ONLARI EMİR SUBAYIM YÖNETİYORDU
O vaziyetteyken sivil biri sırıtarak omzuma vurdu. ‘Komutanım merak etmeyin bir tatbikat’ diye alaycı ifadelerle konuşunca baktım benim emir subayım Mehmet Akkurt’tu. Ekibin yöneticisi olduğunu anladım. Kafama yüzümü kapatacak şekilde bere geçirdiler. Bu şekilde zorla beni kaldırdılar. Ben bu yapılanlara karşı direniyordum. Beni yerde sürükleyerek koridora çıkardılar.
3 KAT SÜRÜKLEDİLER
Beni koridorda sağa doğru çevirerek sürüklediler. 3 kat aşağıya sürükleyerek götürdüler. Daha sonra binanın yan tarafında bulunan kapıdan dışarı çıkardılar. Bir araca soktular. Araç hızla hareket etti. Deniz Kuvvetleri Komutanlığı’nın istikametindeki kapıya doğru götürdüler. Nizamiyeye gelince kapıları aç diyerek bağırıyordu. Bağıran kişi sesinden tanıdığım kadarıyla emir subayım Mehmet Akkurt idi. Kapıya orada bulunan mantar bariyerlerin içeriden indirilmemesi nedeniyle açtırmayınca öndeki Mehmet Akkurt araçtan idi.
ATEŞ ETTİLER
Oradaki birilerine kapıyı aç yoksa ateş edeceğim diye bağırdı ve ateş etti. Karşı taraftan da mukabil ateşle karşılık verildiğimi anladım. İçerisinde olduğum araca mermiler isabet ediyordu. Araçta benim yanımda oturan biri araçtan indi ve ‘Bir şehit’ diyerek bağırdı. O anda araçta solumda bulunan şahsa omuzum ile şiddetli bir şekilde vurdum. Bunun üzerine açık olan arka kapının muhtemelen dışında sol tarafta bulunan diğerleriyle birlikte beni araçtan dışarı çıkardılar ve dizlerimin üzerinde asfalt üzerinde sürüterek başka bir araca götürdüler. Kışla içinde yere götürdüler uzunca bir süre bekledik. Helikopterle Akıncı Üssü’ne getirildim.
YAKA PAÇA
Yanımda kimse yokken arka koltukta 2-3 dakika beklememin ardından tekrar beni indirdiler ve berenin aralıklarından gördüğüm kadarıyla ambulansa bindirdiler. Genelkurmay kışlası içerisinde araç hareket ettikten bir süre sonra dolaştırarak bir binanın önünde durdular. Beni yaka paça araçtan çıkartarak çok dar bir merdivenden muhtemelen 1 saat aşağıya indik. Orada bir odanın içerisine beni soktular. Daha sonra beni yukarı doğru çıkardılar, tam binadan çıkarken birisi hayır olmadı dedi ve tekrar aynı merdivenden inerek aynı odaya girdik.

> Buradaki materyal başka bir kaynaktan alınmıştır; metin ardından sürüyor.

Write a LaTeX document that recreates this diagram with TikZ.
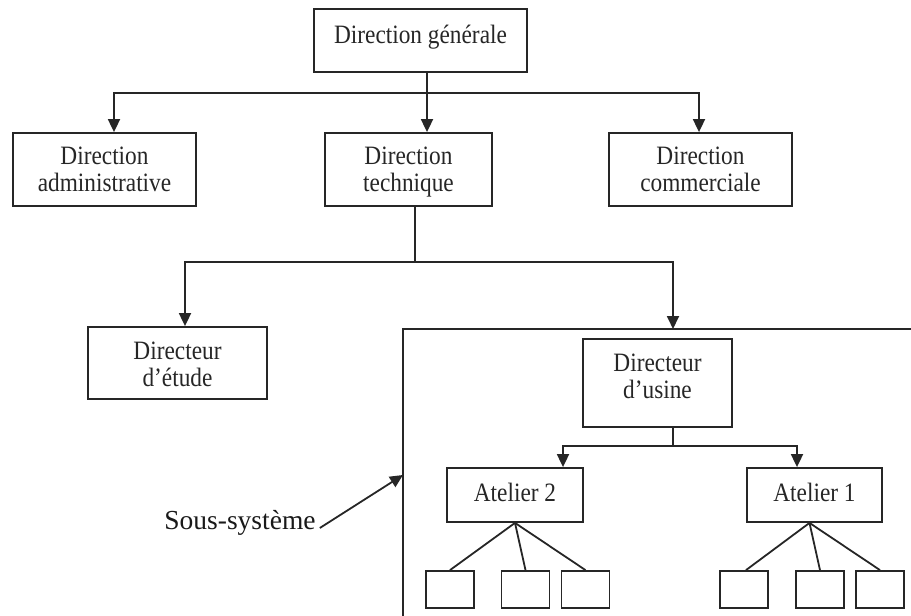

ÜS BOMBALANINCA RAHATLADIM
Daha sonra uzun bir zaman geçti. Bu arada seslerinden duyduğum F-16 olmadığını ve F4 olduğunu değerlendirdiğim jetlerin uçtuğunu ve manevra yaparak makineli top ile bomba atarak taarruz ettiğini fark ettim. Bunun isyancılara karşı silahlı kuvvetlerin bir karşı hareketi olduğunu değerlendirdim. O anda bir rahatlama hissettim.
KELEPÇELERİ AKIN ÖZTÜRK ÇIKARDI
Kapı açıldı Orgeneral Akın Öztürk’ün sesini duydum. ‘Yav Yaşar sen burada ne geziyorsun, senin burada olduğundan hiç haberim yok’ dedi. Gözlerimi bağlayan bezi kendisi açtı. O esnada odada ikimizden başka kimse olmadığını gördüm. Akın Öztürk kapıyı açıp dışarıda bekleyen şahsa “Komutanın neden ellerini ayaklarını bağladınız. Çabuk oradan bir şey getir ve bunları aç” dedi. Akın Öztürk yine bizzat kendisi ellerimdeki ve bacaklarımdaki kelepçeleri kesti. Karşıma oturdu ve kendi astsubayı olduğunu söylediği sivil kişiye çay, su ve bir tabaka da çerez getirtti.
SİLAHLI NÖBETÇİ VAR DEYİP GİTTİ
Ayrıca o şahsa ‘Yaşar Paşa’nın evini ara ve kendisinin sağ olduğunu ailesine haber ver’ dedi. Akın Öztürk konuşmaya başladı ve bana hitaben ‘bu herifler manyak, sen devlete karşı nasıl böyle bir şey yapabilirsin’ dedi. Dün gece 23.00’ten beri burada olduğunu ve herifleri bu hareketi bırakmaları için ikna etmeye çalıştığını, bir kısmını ikna ettiğini söyledi. Sonra kapıda silahlı nöbetçi olduğunu söyleyerek çıkıp gitti.